First, Marketing should align plans to business objectives – and keep them aligned. Marketing should have the ability to use what-if scenarios to determine investment priorities and be able to conduct collaboration to establish and maintain Marketing’s alignment with other functions. To perform what-if requires ability to conduct trade-off analysis and scenario planning are key tools for discovering the best opportunities and deciding where to shift investment priorities if necessary. Yet when trying to assess potential trade-offs, fewer than one-third (30%) of organizations said they have all or most of the numbers needed to measure their impacts on the plan’s alignment to strategy. This will require the adoption of purpose-built technology that supports marketing planning processes and users and can measure how well current marketing investments optimize spending.
Second, in today’s fierce competition for customers and market share, marketing groups must be able to judge immediately the effectiveness of their spending and its impact on sales and business results. In our research just 10 percent of organizations said they can accurately measure their marketing plan’s effect on the rest of the company; the largest percentage (45%) have only a general idea of the impact.

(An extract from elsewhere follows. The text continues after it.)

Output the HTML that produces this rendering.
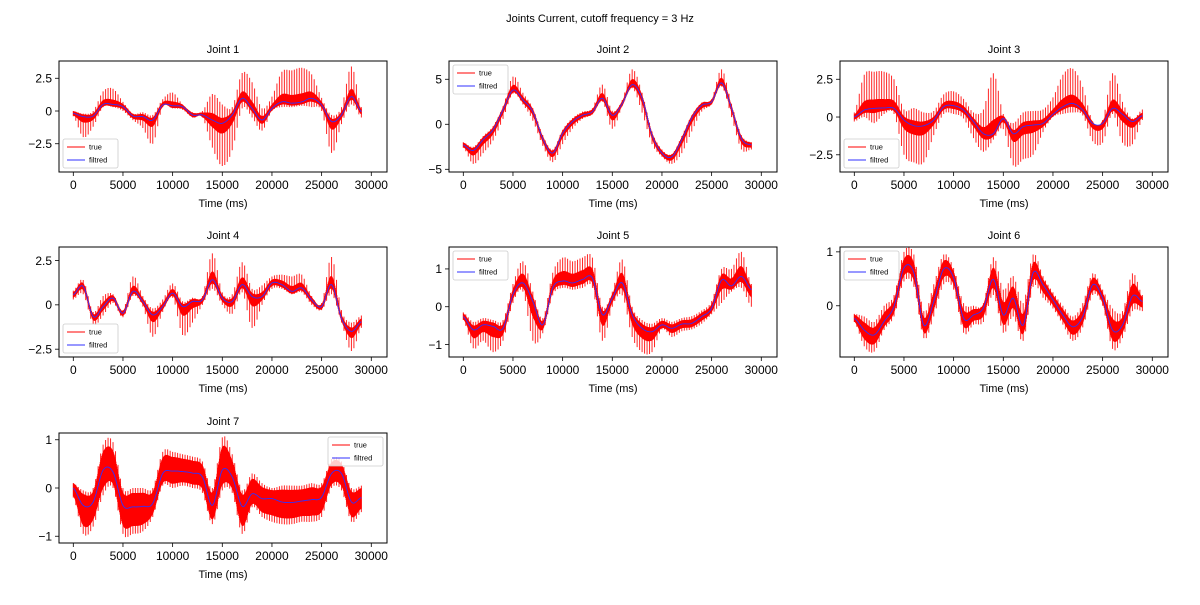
<!DOCTYPE html>
<html><head><meta charset="utf-8">
<style>
body{margin:0;background:#fff;}
svg text{font-family:"Liberation Sans","DejaVu Sans",sans-serif;fill:#000;}
</style></head>
<body>
<svg id="fig" width="1200" height="600" viewBox="0 0 1200 600" xmlns="http://www.w3.org/2000/svg">
<rect width="1200" height="600" fill="#fff"/>
<text x="600" y="22" font-size="11" text-anchor="middle">Joints Current, cutoff frequency = 3 Hz</text>
</svg>
<script>
const times = [0,1,2,3,4,5,6,7,8,9,10,11,12,13,14,15,16,17,18,19,20,21,22,23,24,25,26,27,28,29];
const xTicks = [0,5000,10000,15000,20000,25000,30000];

const j1Filt = [-0.18,-0.43,-0.38,0.5,0.5,0.33,-0.38,-0.43,-0.69,0.46,0.4,0.33,-0.3,-0.3,-0.69,-0.94,-0.3,0.97,0.2,-0.69,0.2,0.7,0.6,0.7,0.97,0.46,-0.8,-0.3,1.1,-0.05];
const j1Hi = [0,-0.2,0,1.5,1.7,0.7,-0.2,-0.1,-0.3,0.9,1.4,0.5,-0.1,0,1.3,0.5,0.3,2.9,2.2,0.2,1.1,3.0,3.1,3.3,2.8,1.0,-0.3,0.3,3.4,0.3];
const j1Lo = [-0.4,-2.0,-1.2,0.3,0.3,0,-0.7,-1.3,-2.5,0.3,0.2,0.1,-0.5,-0.5,-2.8,-4.2,-3.0,0.2,-0.5,-1.5,0,0.3,0.3,0.4,0.3,0,-3.2,-1.0,0.5,-0.5];
const j1Ticks = [-2.5,0,2.5];

const j2Filt = [-2.3,-2.9,-1.7,-0.6,1.6,3.8,2.7,1.4,-1.6,-3.2,-1.0,0.3,1.0,1.4,2.9,1.0,2.3,4.4,2.9,-1.2,-3.2,-3.6,-1.7,0.7,2.1,2.5,4.6,1.8,-1.6,-2.3];
const j2Hi = [-2.0,-2.5,-1.3,-0.2,2.0,5.3,3.5,1.8,-1.2,-2.8,-0.6,0.7,1.4,1.8,4.4,1.5,2.7,6.1,3.5,-0.8,-2.8,-3.3,-1.3,1.0,2.4,2.8,6.1,2.3,-1.2,-2.0];
const j2Lo = [-2.6,-4.4,-3.2,-1.8,0.6,3.4,2.2,0.4,-2.4,-4.2,-2.2,-0.5,0.6,1.1,2.5,-0.5,2.0,4.0,1.3,-2.2,-3.6,-4.4,-3.2,-0.8,1.4,2.2,4.2,0.8,-2.8,-2.8];
const j2Ticks = [-5,0,5];

const j3Filt = [0,0.46,0.57,0.6,0.57,-0.2,-0.57,-0.57,-0.2,0.68,0.75,0.46,-0.3,-1.1,-1.1,-0.1,-1.1,-0.64,-0.53,-0.42,0.18,0.68,0.9,0.46,-0.42,-0.42,0.57,0.18,-0.3,0.09];
const j3Hi = [0.3,2.8,3.0,3.0,2.5,0.5,0.6,0.3,0.4,1.5,1.7,1.2,0.3,0.5,2.9,0.2,-0.4,0.3,0.4,0.5,1.3,2.8,3.2,2.0,-0.3,-0.2,2.9,1.0,-0.1,0.5];
const j3Lo = [-0.3,0,-0.4,0.2,0.2,-2.5,-3.0,-3.0,-1.2,0.2,0.2,-0.1,-1.4,-2.3,-1.5,-0.8,-3.2,-2.8,-2.5,-1.0,0,0.2,0.3,0.1,-1.6,-1.7,0.2,-1.7,-1.8,-0.2];
const j3Ticks = [-2.5,0,2.5];

const j4Filt = [0.57,1.04,-0.66,-0.1,0.38,-0.47,0.76,0.19,-0.57,-0.1,0.66,-0.1,0.19,0.28,1.42,0.38,0.19,1.14,0.47,0.47,1.23,1.14,0.76,0.95,0.28,-0.1,1.14,-0.76,-1.5,-0.95];
const j4Hi = [0.8,1.4,-0.4,0.5,0.6,-0.3,1.6,0.5,-0.2,0.3,1.2,0.2,0.4,0.5,2.9,0.7,0.6,2.4,0.9,1.1,1.6,1.7,1.6,1.7,0.5,0.1,2.7,-0.3,-1.0,-0.6];
const j4Lo = [0.3,0.6,-1.1,-0.6,0.1,-0.7,0.5,-0.1,-1.8,-0.4,0.4,-1.7,-1.0,0,0.9,0,-0.5,0.7,-1.3,0,0.9,0.9,0.6,0.7,0,-0.3,0.6,-1.0,-2.6,-1.3];
const j4Ticks = [-2.5,0,2.5];

const j5Filt = [-0.26,-0.61,-0.48,-0.52,-0.57,0.32,0.63,0.14,-0.48,0.5,0.68,0.63,0.72,0.76,-0.21,0.23,0.63,-0.21,-0.57,-0.66,-0.48,-0.57,-0.46,-0.44,-0.26,-0.04,0.7,0.55,0.8,0.45];
const j5Hi = [-0.15,-0.4,-0.3,-0.35,-0.35,0.6,1.2,0.4,-0.3,0.9,1.3,1.2,1.3,1.3,0,0.4,1.25,0,-0.35,-0.45,-0.3,-0.4,-0.3,-0.25,-0.1,0.15,1.0,1.0,1.45,0.6];
const j5Lo = [-0.35,-1.1,-0.9,-1.2,-0.9,0.1,0.4,-0.9,-0.7,0.3,0.5,0.45,0.5,0.5,-0.9,0,0.3,-0.8,-1.2,-1.2,-0.6,-0.8,-0.65,-0.6,-0.45,-0.2,0.1,0.4,0.5,0.0];
const j5Ticks = [-1,0,1];

const j6Filt = [-0.23,-0.45,-0.54,-0.29,-0.01,0.7,0.61,-0.36,0.08,0.68,0.52,-0.23,-0.17,-0.04,0.49,-0.17,0.14,-0.36,0.61,0.39,0.11,-0.17,-0.39,-0.2,0.39,0.14,-0.45,-0.36,0.18,0.08];
const j6Hi = [-0.15,-0.2,-0.3,0,0.2,1.0,0.95,-0.1,0.4,0.95,0.7,0.05,0.0,0.05,0.9,0.3,0.55,0.05,0.95,0.55,0.25,0.0,-0.2,0.05,0.6,0.3,-0.05,-0.1,0.6,0.2];
const j6Lo = [-0.3,-0.75,-0.85,-0.45,-0.2,0.45,0.35,-0.6,-0.2,0.4,0.3,-0.5,-0.35,-0.3,0.2,-0.5,-0.2,-0.65,0.35,0.15,-0.05,-0.35,-0.65,-0.4,0.2,0,-0.8,-0.6,-0.1,-0.1];
const j6Ticks = [0,1];

const j7Filt = [0,-0.36,-0.29,0.37,0.33,-0.36,-0.39,-0.38,-0.32,0.3,0.35,0.34,0.31,0.23,-0.36,0.37,0.23,-0.38,-0.12,-0.22,-0.22,-0.29,-0.3,-0.27,-0.24,-0.19,0.3,0.3,-0.29,-0.2];
const j7Hi = [0.1,-0.05,0.0,0.9,0.95,0,0,0.0,0.0,0.75,0.75,0.7,0.65,0.55,0.0,1.05,0.7,-0.05,0.3,0.1,0.0,0.05,0.05,0.05,0.1,0.1,0.6,0.55,0.0,0.05];
const j7Lo = [-0.2,-0.95,-0.8,-0.15,0,-0.95,-0.95,-0.9,-0.6,0.05,0.0,0.05,0.0,-0.1,-0.75,-0.05,-0.1,-0.95,-0.4,-0.6,-0.7,-0.75,-0.75,-0.7,-0.7,-0.6,0.0,-0.05,-0.7,-0.5];
const j7Ticks = [-1,0,1];

const NS = "http://www.w3.org/2000/svg";
const svg = document.getElementById('fig');
function mk(tag, attrs, parent){
  const e = document.createElementNS(NS, tag);
  for (const k in attrs) e.setAttribute(k, attrs[k]);
  (parent||svg).appendChild(e);
  return e;
}
function fmt(v){ return v < 0 ? '\u2212' + Math.abs(v) : String(v); }

const panels = [
  {name:'Joint 1', f:j1Filt, hi:j1Hi, lo:j1Lo, ticks:j1Ticks, box:[59,61,387,172], ymin:-4.66, ymax:3.82, leg:'ll', core:0.2},
  {name:'Joint 2', f:j2Filt, hi:j2Hi, lo:j2Lo, ticks:j2Ticks, box:[449,61,777,172], ymin:-5.3, ymax:7.03, leg:'ul', core:0.25},
  {name:'Joint 3', f:j3Filt, hi:j3Hi, lo:j3Lo, ticks:j3Ticks, box:[840,61,1168,172], ymin:-3.64, ymax:3.71, leg:'ll', core:0.2},
  {name:'Joint 4', f:j4Filt, hi:j4Hi, lo:j4Lo, ticks:j4Ticks, box:[59,247,387,357], ymin:-2.94, ymax:3.26, leg:'ll', core:0.25},
  {name:'Joint 5', f:j5Filt, hi:j5Hi, lo:j5Lo, ticks:j5Ticks, box:[449,247,777,357], ymin:-1.33, ymax:1.58, leg:'ul', core:0.35},
  {name:'Joint 6', f:j6Filt, hi:j6Hi, lo:j6Lo, ticks:j6Ticks, box:[840,247,1168,357], ymin:-0.95, ymax:1.09, leg:'ul', core:0.45},
  {name:'Joint 7', f:j7Filt, hi:j7Hi, lo:j7Lo, ticks:j7Ticks, box:[59,433,387,543], ymin:-1.14, ymax:1.14, leg:'ur', core:0.65}
];

function interp(arr, t){
  const n = arr.length;
  const i = Math.min(Math.floor(t), n-2);
  const u = t - i;
  const p0 = arr[Math.max(i-1,0)], p1 = arr[i], p2 = arr[i+1], p3 = arr[Math.min(i+2,n-1)];
  return 0.5*((2*p1) + (-p0+p2)*u + (2*p0-5*p1+4*p2-p3)*u*u + (-p0+3*p1-3*p2+p3)*u*u*u);
}

panels.forEach((p, pi) => {
  const [x0,y0,x1,y1] = p.box;
  const zeroX = x0 + 14.3;
  const xScale = v => zeroX + v * 0.009933;
  const yScale = v => y1 - (v - p.ymin) / (p.ymax - p.ymin) * (y1 - y0);
  const id = 'joint-' + (pi+1);
  const g = mk('g', {});
  
  
  const clipId = 'clip' + pi;
  const cp = mk('clipPath', {id: clipId}, g);
  mk('rect', {x:x0, y:y0, width:x1-x0, height:y1-y0}, cp);

  const red = mk('g', {'clip-path':'url(#'+clipId+')'}, g);
  
  
  let d = '', dCore = '';
  const last = times[times.length-1];
  for (let k = 0; k <= last*20; k++){
    const t = k/20;
    const fv = interp(p.f, t);
    const hv = Math.max(interp(p.hi, t), fv), lv = Math.min(interp(p.lo, t), fv);
    const X = xScale(t*1000).toFixed(2);
    const up = hv - fv, dn = fv - lv;
    const c = (p.ymax - p.ymin) * 0.015;
    const cu = Math.min(up, c + up*p.core), cd = Math.min(dn, c + dn*p.core);
    dCore += 'M'+X+','+yScale(fv+cu).toFixed(2)+'V'+yScale(fv-cd).toFixed(2);
    if (k % 5 === 0) d += 'M'+X+','+yScale(hv).toFixed(2)+'V'+yScale(lv).toFixed(2);
  }
  mk('path', {d:d, stroke:'#ff0000', 'stroke-width':1, 'stroke-opacity':0.85, fill:'none'}, red);
  mk('path', {d:dCore, stroke:'#ff0000', 'stroke-width':0.7, fill:'none'}, red);

  let pts = [];
  for (let k = 0; k <= last*10; k++){
    const t = k/10;
    pts.push(xScale(t*1000).toFixed(2)+','+yScale(interp(p.f, t)).toFixed(2));
  }
  const fl = mk('polyline', {points:pts.join(' '), fill:'none', stroke:'#3030ff', 'stroke-width':0.9, 'clip-path':'url(#'+clipId+')'}, g);
  
  

  const fr = mk('rect', {x:x0, y:y0, width:x1-x0, height:y1-y0, fill:'none', stroke:'#000', 'stroke-width':1}, g);
  
  

  xTicks.forEach(v => {
    const X = xScale(v);
    mk('line', {x1:X, x2:X, y1:y1, y2:y1+4, stroke:'#000', 'stroke-width':0.8}, g);
    const tx = mk('text', {x:X, y:y1+17, 'font-size':12, 'text-anchor':'middle'}, g);
    tx.textContent = v;
    
    
  });
  const xl = mk('text', {x:(x0+x1)/2, y:y1+35, 'font-size':11, 'text-anchor':'middle'}, g);
  xl.textContent = 'Time (ms)';
  
  
  p.ticks.forEach(v => {
    const Y = yScale(v);
    mk('line', {x1:x0-4, x2:x0, y1:Y, y2:Y, stroke:'#000', 'stroke-width':0.8}, g);
    const ty = mk('text', {x:x0-7, y:Y+4.3, 'font-size':12, 'text-anchor':'end'}, g);
    ty.textContent = fmt(v);
    
    
  });
  const ti = mk('text', {x:(x0+x1)/2, y:y0-8, 'font-size':11, 'text-anchor':'middle'}, g);
  ti.textContent = p.name;
  
  

  const lw = 55, lh = 29;
  let lx, ly;
  if (p.leg === 'll'){ lx = x0+4; ly = y1-lh-4; }
  else if (p.leg === 'ul'){ lx = x0+4; ly = y0+4; }
  else { lx = x1-lw-4; ly = y0+4; }
  const lg = mk('g', {}, g);
  
  
  mk('rect', {x:lx, y:ly, width:lw, height:lh, rx:2, fill:'#fff', 'fill-opacity':0.8, stroke:'#ccc', 'stroke-width':0.8}, lg);
  mk('line', {x1:lx+4, x2:lx+22, y1:ly+8, y2:ly+8, stroke:'#ff0000', 'stroke-width':1}, lg);
  mk('line', {x1:lx+4, x2:lx+22, y1:ly+21, y2:ly+21, stroke:'#3030ff', 'stroke-width':1}, lg);
  const t1 = mk('text', {x:lx+26, y:ly+10.5, 'font-size':7.5}, lg);
  t1.textContent = 'true';
  
  
  const t2 = mk('text', {x:lx+26, y:ly+23.5, 'font-size':7.5}, lg);
  t2.textContent = 'filtred';
  
  
});
</script>
</body></html>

Third, Marketing should plan routinely. Groups that do this are more able to track alignment to goals than those plan sporadically. Frequent planning can ensure that necessary changes are made promptly. However, doing this requires appropriate processes and tools that most organizations don’t have. Marketing leaders must take responsibility for the accuracy of their plans, but our research shows that many cannot assure this. Only 37 percent said their marketing plans are accurate or very accurate; most (48%) are only somewhat accurate. In addition only a slight majority (56%) measure the accuracy of their plans. Even fewer (10%) can accurately measure their plan’s impact on the rest of the company.
Fourth, managing marketing planning effectively requires applications that support these efforts. It’s never too soon to modernize marketing practices and improve the department’s contribution to the company’s competitiveness. Implementing a dedicated tool for marketing planning can alleviate a number of issues, such as those mentioned above, that hinder productivity and diminish the department’s importance to the business. An effective tool can enable the organization to move beyond sporadic, partial reviews and manual tasks that waste time, and use that time for core functions that add value to the business.
Finally, we urge marketing leaders to take steps to achieve excellence in their organizations. They should assess current marketing performance and its alignment to corporate objectives; review the portfolio of assets and resources that are managed by the CMO or head of marketing. Identify areas where small improvement can have a large impact, and select systems that can help realize the improvements. Use the new systems to track progress toward objectives. Focus on efforts that can optimize spending to reach revenue goals. Review planning to adjust marketing activities to reach performance goals.
If marketing planning is taken seriously as a process and has a dedicated application to support, the CMO and marketing department can improve outcomes from its budget and resources and add value to the enterprise and do what I have written and master the marketing mayhem in a meaningful manner.